In its latest results released this month, Ito En reported its profit shrank by 8.2 per cent in the year to April, but forecast an 11 per cent jump this year.
It set a modest 3.7 per cent profit growth target for its U.S. tea business, versus 20.7 per cent growth achieved last year, an outlook partly related to tariffs, a company spokesperson said.
Its shares rose to nearly a four-month high in the wake of the results, with its president later telling investors the forecasts were “conservative”.
Many Japanese firms have set up war rooms to chalk out plans to restructure supply chains or cut costs to offset tariffs and keep their U.S. growth plans on track, said Mizuho Bank analyst Asuka Tatebayashi.

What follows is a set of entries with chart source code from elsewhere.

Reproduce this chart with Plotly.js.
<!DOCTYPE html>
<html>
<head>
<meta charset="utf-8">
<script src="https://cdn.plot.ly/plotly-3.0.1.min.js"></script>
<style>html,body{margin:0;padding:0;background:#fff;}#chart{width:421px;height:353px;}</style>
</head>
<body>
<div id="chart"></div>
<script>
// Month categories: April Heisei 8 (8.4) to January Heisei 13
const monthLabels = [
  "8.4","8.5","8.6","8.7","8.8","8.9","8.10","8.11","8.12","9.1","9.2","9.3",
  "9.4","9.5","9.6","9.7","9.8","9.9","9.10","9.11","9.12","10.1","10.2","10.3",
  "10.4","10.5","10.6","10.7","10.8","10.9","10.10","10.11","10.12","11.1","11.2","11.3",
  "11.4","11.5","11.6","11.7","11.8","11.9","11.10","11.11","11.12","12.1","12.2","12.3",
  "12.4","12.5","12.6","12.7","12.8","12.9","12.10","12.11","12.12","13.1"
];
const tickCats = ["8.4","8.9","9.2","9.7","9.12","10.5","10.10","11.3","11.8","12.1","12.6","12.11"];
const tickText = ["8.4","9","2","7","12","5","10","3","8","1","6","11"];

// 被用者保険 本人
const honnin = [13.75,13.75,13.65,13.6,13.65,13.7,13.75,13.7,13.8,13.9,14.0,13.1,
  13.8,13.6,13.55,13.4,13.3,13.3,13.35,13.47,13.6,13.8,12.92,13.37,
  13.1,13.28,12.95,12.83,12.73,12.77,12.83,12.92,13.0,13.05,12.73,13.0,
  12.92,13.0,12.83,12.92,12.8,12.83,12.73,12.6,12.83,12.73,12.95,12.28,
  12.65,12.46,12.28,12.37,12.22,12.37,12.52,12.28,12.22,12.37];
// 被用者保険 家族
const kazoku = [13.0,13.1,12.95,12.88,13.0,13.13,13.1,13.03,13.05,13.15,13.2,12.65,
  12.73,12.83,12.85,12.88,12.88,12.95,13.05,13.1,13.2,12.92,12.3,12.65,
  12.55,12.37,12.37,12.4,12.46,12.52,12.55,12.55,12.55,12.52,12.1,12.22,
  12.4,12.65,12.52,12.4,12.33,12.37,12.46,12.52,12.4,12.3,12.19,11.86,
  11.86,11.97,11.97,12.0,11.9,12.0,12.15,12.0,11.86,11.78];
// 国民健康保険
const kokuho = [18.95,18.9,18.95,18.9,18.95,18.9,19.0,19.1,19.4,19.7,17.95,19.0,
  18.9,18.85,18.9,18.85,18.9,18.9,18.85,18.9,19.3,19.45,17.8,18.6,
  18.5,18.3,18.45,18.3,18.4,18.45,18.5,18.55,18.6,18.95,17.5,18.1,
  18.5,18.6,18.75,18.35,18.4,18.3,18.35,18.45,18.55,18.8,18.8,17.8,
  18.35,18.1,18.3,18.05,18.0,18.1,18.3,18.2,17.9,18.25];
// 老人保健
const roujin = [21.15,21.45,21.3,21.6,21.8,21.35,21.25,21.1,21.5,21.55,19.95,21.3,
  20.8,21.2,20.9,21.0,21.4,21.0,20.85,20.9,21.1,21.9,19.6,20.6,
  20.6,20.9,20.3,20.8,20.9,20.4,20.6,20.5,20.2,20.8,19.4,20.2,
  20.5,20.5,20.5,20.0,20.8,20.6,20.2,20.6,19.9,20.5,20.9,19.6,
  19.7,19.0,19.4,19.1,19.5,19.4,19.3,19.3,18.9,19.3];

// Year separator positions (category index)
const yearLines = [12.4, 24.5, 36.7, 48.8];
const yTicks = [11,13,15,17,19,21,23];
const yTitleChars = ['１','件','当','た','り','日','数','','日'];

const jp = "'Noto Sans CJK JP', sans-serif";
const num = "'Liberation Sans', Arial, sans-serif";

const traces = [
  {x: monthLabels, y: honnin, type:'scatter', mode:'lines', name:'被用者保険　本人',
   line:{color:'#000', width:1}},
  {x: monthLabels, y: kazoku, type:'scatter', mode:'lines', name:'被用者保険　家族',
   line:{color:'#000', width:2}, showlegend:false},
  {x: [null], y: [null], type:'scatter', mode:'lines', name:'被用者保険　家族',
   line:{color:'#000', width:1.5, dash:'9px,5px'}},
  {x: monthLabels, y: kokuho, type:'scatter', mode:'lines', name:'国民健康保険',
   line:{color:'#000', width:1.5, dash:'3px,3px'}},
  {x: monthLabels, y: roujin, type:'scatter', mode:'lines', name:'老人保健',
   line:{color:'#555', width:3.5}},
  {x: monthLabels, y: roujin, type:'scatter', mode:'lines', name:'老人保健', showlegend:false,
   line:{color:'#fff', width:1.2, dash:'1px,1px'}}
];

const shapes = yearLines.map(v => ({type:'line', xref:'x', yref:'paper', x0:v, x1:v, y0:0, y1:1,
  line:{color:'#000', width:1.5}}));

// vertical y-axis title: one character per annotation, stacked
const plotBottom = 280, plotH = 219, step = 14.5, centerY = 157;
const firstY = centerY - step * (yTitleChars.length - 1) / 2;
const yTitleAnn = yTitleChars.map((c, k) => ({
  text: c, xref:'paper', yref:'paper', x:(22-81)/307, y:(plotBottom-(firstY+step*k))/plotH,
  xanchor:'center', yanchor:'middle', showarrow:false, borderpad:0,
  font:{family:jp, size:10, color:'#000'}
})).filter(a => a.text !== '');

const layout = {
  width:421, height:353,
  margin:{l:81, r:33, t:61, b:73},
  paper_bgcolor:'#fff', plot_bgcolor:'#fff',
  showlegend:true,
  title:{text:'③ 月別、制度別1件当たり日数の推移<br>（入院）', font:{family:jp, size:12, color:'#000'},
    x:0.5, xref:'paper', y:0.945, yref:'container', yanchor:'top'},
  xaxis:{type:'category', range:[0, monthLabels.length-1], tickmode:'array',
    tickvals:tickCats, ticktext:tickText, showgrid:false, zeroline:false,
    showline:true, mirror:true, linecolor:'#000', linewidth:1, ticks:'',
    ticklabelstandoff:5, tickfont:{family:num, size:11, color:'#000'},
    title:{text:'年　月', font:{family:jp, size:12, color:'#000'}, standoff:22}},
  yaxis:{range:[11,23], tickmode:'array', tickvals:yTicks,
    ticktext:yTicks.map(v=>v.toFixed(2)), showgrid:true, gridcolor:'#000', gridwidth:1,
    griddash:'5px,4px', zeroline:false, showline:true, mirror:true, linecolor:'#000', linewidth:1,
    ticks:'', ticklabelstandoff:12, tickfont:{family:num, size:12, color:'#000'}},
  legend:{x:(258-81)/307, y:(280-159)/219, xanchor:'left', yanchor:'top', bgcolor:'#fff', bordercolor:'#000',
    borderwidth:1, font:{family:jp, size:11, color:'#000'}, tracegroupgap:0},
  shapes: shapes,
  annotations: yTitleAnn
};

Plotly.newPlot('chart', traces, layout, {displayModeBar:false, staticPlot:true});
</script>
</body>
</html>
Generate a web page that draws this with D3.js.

A survey of 3,000 Japanese companies by export promotion organisation JETRO late last year before Trump’s tariffs found the level of interest in U.S. markets at the highest in nearly a decade, with food and beverage companies like Ito En the most enthusiastic.
“When you talk to companies in Japan, the U.S. comes first,” said Tatebayashi, adding that they face shrinking domestic demand and are generally cautious about expanding into riskier emerging markets.
GRAND PLANS
For Ito En, the U.S. has long been a market it is eager to crack.
Five years ago, Joshua Walker, the newly-appointed head of U.S. non-profit Japan Society, hosted Ito En’s North America head Yosuke Honjo in his New York office.
Honjo gestured to the green-coloured bottles of their flagship ‘Oi Ocha’ brand lining the shelves and said he wanted them to spread around the world like Coca-Cola’s red bottle.
“It was refreshing. Japanese companies would not normally have ambition of that type of grandeur,” said Walker, recounting the executive’s previously unreported remarks. Honjo, via a company spokesperson, confirmed the remarks.
Founded in the 1960s by Honjo’s father and uncle, Ito En has grown to dominate Japan’s tea market, using around a quarter of the country’s total crude tea production.
Since expanding into the U.S. in 2001, it has dabbled in selling sweet and flavoured tea varieties familiar to Americans. But more recently it has focused on the unsweetened tea popular in its home market, hoping to tap health-conscious customers and a boom in Japanese food and cultural exports.
Honjo said growth has also been aided by a sharp rise in Asian Americans, estimated at nearly 25 million in 2023, or around 7 per cent of the U.S. population, according to the Pew Research Center.
Japan’s exports of green tea surged 24.6 per cent to 36.4 billion yen ($251 million) last year, with nearly half destined for the United States, official data showed.
Some equity analysts like Jiang Zhu of Tokyo-based rating agency R&I have highlighted the high marketing cost of Ito En’s international push at a time it faces tough competition at home from tea brands such as Coca-Cola’s Ayataka.
The company said it has around a 2 per cent share of the U.S. market for tea beverages, ranking eighth largest, with Unilever’s Pure Leaf leading the sector.
But it has a long way to catch up with the 3.9 billion gallons of Coca-Cola’s trademark Coke drinks sold in the U.S. last year, at only 3.1 million gallons by comparison, according to research firm Beverage Marketing Corporation.
“Kikkoman’s soy sauce is probably in every American household now, but it took about 50 years for it to become a part of the culture,” said Akihiro Murase, Ito En’s public relations manager, referencing the Japanese food manufacturer as a template for success.
“We are not there yet but we would like to make unsweetened green tea a part of the food culture,” he said.